Now here’s the twist. The wild part. The thing I didn’t expect.
Sometimes, when you scream into the void, someone hears you.
Not always. Not predictably. Not the way you want or when you need it most. But sometimes someone is drifting by the same black hole you’re yelling into. Maybe they’re screaming too. Maybe they’ve gone hoarse. Maybe they’re just listening. But they catch the shape of your scream and recognize it. Not your words. Not your voice. Just the pain behind it. The shape of it.
And without even trying, without even meaning to, you’re not as alone anymore.
That’s not the point, but it’s a bonus.
The thing is, we’ve been taught that our voices only matter if someone reacts to them. That silence is failure. That effort without reward is wasted. That unless something changes, nothing mattered.
I call bullshit.
Sometimes you scream just to prove you’re still alive. Still in the fight. Still you underneath all the expectations and exhaustion and numbness. You scream because being silent too long makes you forget what your own voice sounds like. You scream because your pain is valid, even if no one puts a heart emoji on it. You scream because, deep down, you know you don’t need permission to take up space.
That’s not weakness. That’s power.
Unseen, unliked, unshared power.
I used to be afraid of the void. Terrified of what would happen if I poured myself into it and got nothing back. That’s the fear they sell you, isn’t it? “Post it and they will come.” “Speak and they will listen.” “Perform and they will validate you.” We’ve been conditioned to believe our pain only matters when it performs well.
But I’m done performing. Sometimes I’m just yelling.
And I’m fine with that.
I don’t want every post I write to be a plea for empathy. I don’t want every story I share to be measured by metrics or judged by whether it changed a life. I don’t want my most honest moments to be commodified for clicks. I want space. I want noise. I want the messy, glorious, unrehearsed rage of existing to exist without being wrapped in a bow and monetized.

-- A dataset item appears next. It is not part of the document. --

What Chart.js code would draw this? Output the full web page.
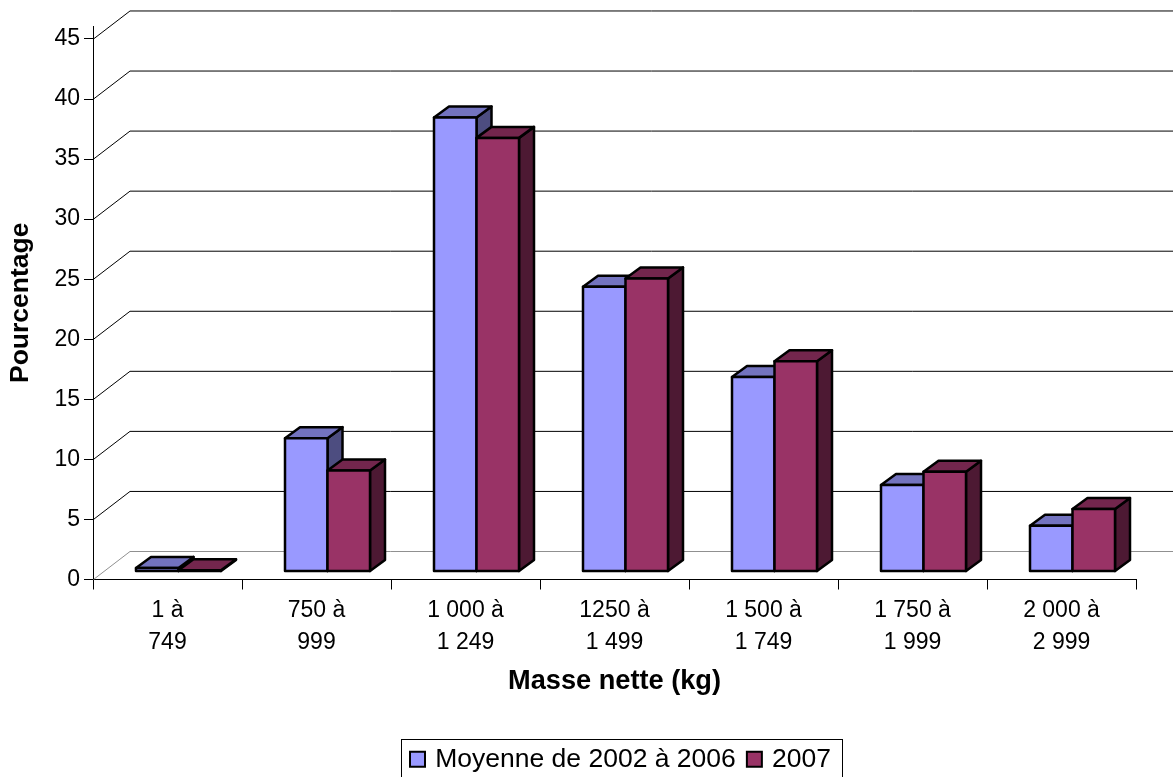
<!DOCTYPE html>
<html>
<head>
<meta charset="utf-8">
<style>html,body{margin:0;padding:0;background:#fff;overflow:hidden}canvas{display:block}</style>
<script src="https://cdn.jsdelivr.net/npm/chart.js@4"></script>
</head>
<body>
<canvas id="c" width="1175" height="777"></canvas>
<script>
const categories = [["1 à","749"],["750 à","999"],["1 000 à","1 249"],["1250 à","1 499"],["1 500 à","1 749"],["1 750 à","1 999"],["2 000 à","2 999"]];
const seriesNames = ["Moyenne de 2002 à 2006","2007"];
const moyenne = [0.3,11.1,37.8,23.7,16.2,7.2,3.8];
const annee2007 = [0.1,8.4,36.1,24.4,17.5,8.3,5.2];
const xTitle = "Masse nette (kg)";
const yTitle = "Pourcentage";

const FONT = "'Liberation Sans', Arial, sans-serif";
const faces = [
  {front:"#9999FF",top:"#7373BF",side:"#4D4D80"},
  {front:"#993366",top:"#73264D",side:"#4D1933"}
];
const WALL = {dx:37,dy:-28};      // depth of the whole 3D floor
const PLANE = {dx:11,dy:-8};      // front plane of the bars
const DEPTH = {dx:15,dy:-11};     // depth of one bar

function swatch(color){
  const s=document.createElement('canvas');s.width=19;s.height=19;
  const g=s.getContext('2d');
  g.fillStyle=color;g.fillRect(1,1,17,17);
  g.strokeStyle='#000';g.lineWidth=2;g.strokeRect(2,2,15,15);
  return s;
}

const threeD = {
  id:'threeD',
  afterLayout(chart){
    const l=chart.legend;
    l.left+=54;l.right+=54;
    l.top=732;l.bottom=777;l.height=45;
  },
  beforeDatasetsDraw(chart){
    const {ctx,chartArea:a,scales:{y}}=chart;
    ctx.save();
    ctx.lineWidth=1;
    y.ticks.forEach(t=>{
      const py=y.getPixelForValue(t.value);
      ctx.strokeStyle=t.value===0?'#909090':'#000';
      ctx.beginPath();
      ctx.moveTo(a.left+0.5,py);
      ctx.lineTo(a.left+WALL.dx,py+WALL.dy);
      ctx.lineTo(a.right+WALL.dx,py+WALL.dy);
      ctx.stroke();
    });
    ctx.restore();
  },
  // Chart.js paints the last dataset first: paint them here in series order instead
  beforeDatasetDraw(){return false;},
  afterDatasetsDraw(chart){
    const ctx=chart.ctx;
    ctx.save();
    ctx.translate(PLANE.dx,PLANE.dy);
    ctx.strokeStyle='#000';ctx.lineWidth=2.5;ctx.lineJoin='round';
    chart.data.datasets.forEach((d,i)=>{
      const meta=chart.getDatasetMeta(i),f=faces[i];
      const boxes=meta.data.map(b=>b.getProps(['x','y','base','width'],true));
      boxes.forEach(p=>{
        const l=p.x-p.width/2,r=p.x+p.width/2;
        const poly=(pts,c)=>{
          ctx.beginPath();pts.forEach((q,k)=>k?ctx.lineTo(q[0],q[1]):ctx.moveTo(q[0],q[1]));
          ctx.closePath();ctx.fillStyle=c;ctx.fill();ctx.stroke();
        };
        poly([[r,p.y],[r+DEPTH.dx,p.y+DEPTH.dy],[r+DEPTH.dx,p.base+DEPTH.dy],[r,p.base]],f.side);
        poly([[l,p.y],[l+DEPTH.dx,p.y+DEPTH.dy],[r+DEPTH.dx,p.y+DEPTH.dy],[r,p.y]],f.top);
      });
      meta.controller.draw();
      boxes.forEach(p=>ctx.strokeRect(p.x-p.width/2,p.y,p.width,p.base-p.y));
    });
    ctx.restore();
  },
  afterDraw(chart){
    const {ctx}=chart;
    ctx.save();
    ctx.strokeStyle='#000';ctx.lineWidth=1;
    ctx.strokeRect(401.5,739.5,441,40);
    ctx.restore();
  }
};

new Chart(document.getElementById('c'),{
  type:'bar',
  data:{
    labels:categories,
    datasets:[moyenne,annee2007].map((d,i)=>({
      label:seriesNames[i],data:d,backgroundColor:faces[i].front,borderWidth:0,
      categoryPercentage:85/149,barPercentage:1,clip:false
    }))
  },
  plugins:[threeD],
  options:{
    responsive:false,animation:false,
    layout:{padding:{top:26,right:39,left:0,bottom:0}},
    plugins:{
      tooltip:{enabled:false},
      legend:{
        position:'bottom',
        labels:{
          font:{family:FONT,size:26.5},color:'#000',
          usePointStyle:true,pointStyleWidth:9,padding:14,
          generateLabels(chart){
            return chart.data.datasets.map((d,i)=>({
              text:d.label,datasetIndex:i,pointStyle:swatch(faces[i].front),fontColor:'#000',
              fillStyle:faces[i].front,strokeStyle:'#000',lineWidth:0,hidden:false
            }));
          }
        }
      }
    },
    scales:{
      x:{
        afterFit(s){s.height=147;},
        grid:{color:'#000',drawOnChartArea:false,tickLength:10,offset:true},
        border:{display:true,color:'#000'},
        ticks:{font:{family:FONT,size:23,lineHeight:1.4},color:'#000',autoSkip:false,maxRotation:0,padding:5},
        title:{display:true,text:xTitle,font:{family:FONT,size:27.2,weight:'bold'},color:'#000',padding:{top:0,bottom:29}}
      },
      y:{
        min:0,max:46.08,
        afterFit(s){s.width=93;},
        grid:{color:'#000',drawOnChartArea:false,tickLength:9},
        border:{display:true,color:'#000'},
        ticks:{stepSize:5,includeBounds:false,font:{family:FONT,size:23},color:'#000',padding:4},
        title:{display:true,text:yTitle,font:{family:FONT,size:26.5,weight:'bold'},color:'#000',padding:{top:5,bottom:0}}
      }
    }
  }
});
</script>
</body>
</html>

I want to scream and not apologize for it.
And so do you.
Even if you don’t know it yet. Even if your scream sounds more like a whisper or a sigh or a snarky meme buried under layers of self-deprecation. Even if it’s a shaky “I’m fine” through clenched teeth. You’re screaming too. You’re doing your best. You’re cracking the shell.
Keep screaming.
The void can take it.
Because the truth is, we all are screaming.
Some of us do it loud. Some of us mask it in perfection. Some of us joke about it. Some of us put it in journals, or songs, or under our breath while we wait in traffic. But we’re all trying to be seen, even when we swear we don’t care if anyone’s looking.
And I guess that’s the real twist of this whole messy, gorgeous, painful process.
The void?
It’s not empty.
It’s just full of all of us—screaming, whispering, gasping for air, waiting for a moment of peace, a second of connection, a breath of relief. It’s not hollow. It’s just unfinished. It’s human.
So go ahead.
Scream.
Even if no one’s listening.
Even if no one understands.
Even if you don’t know what words to use.
Just scream.
Because you matter.
Because you’re still here.
And because sometimes, the loudest thing you can say is the one that no one else hears.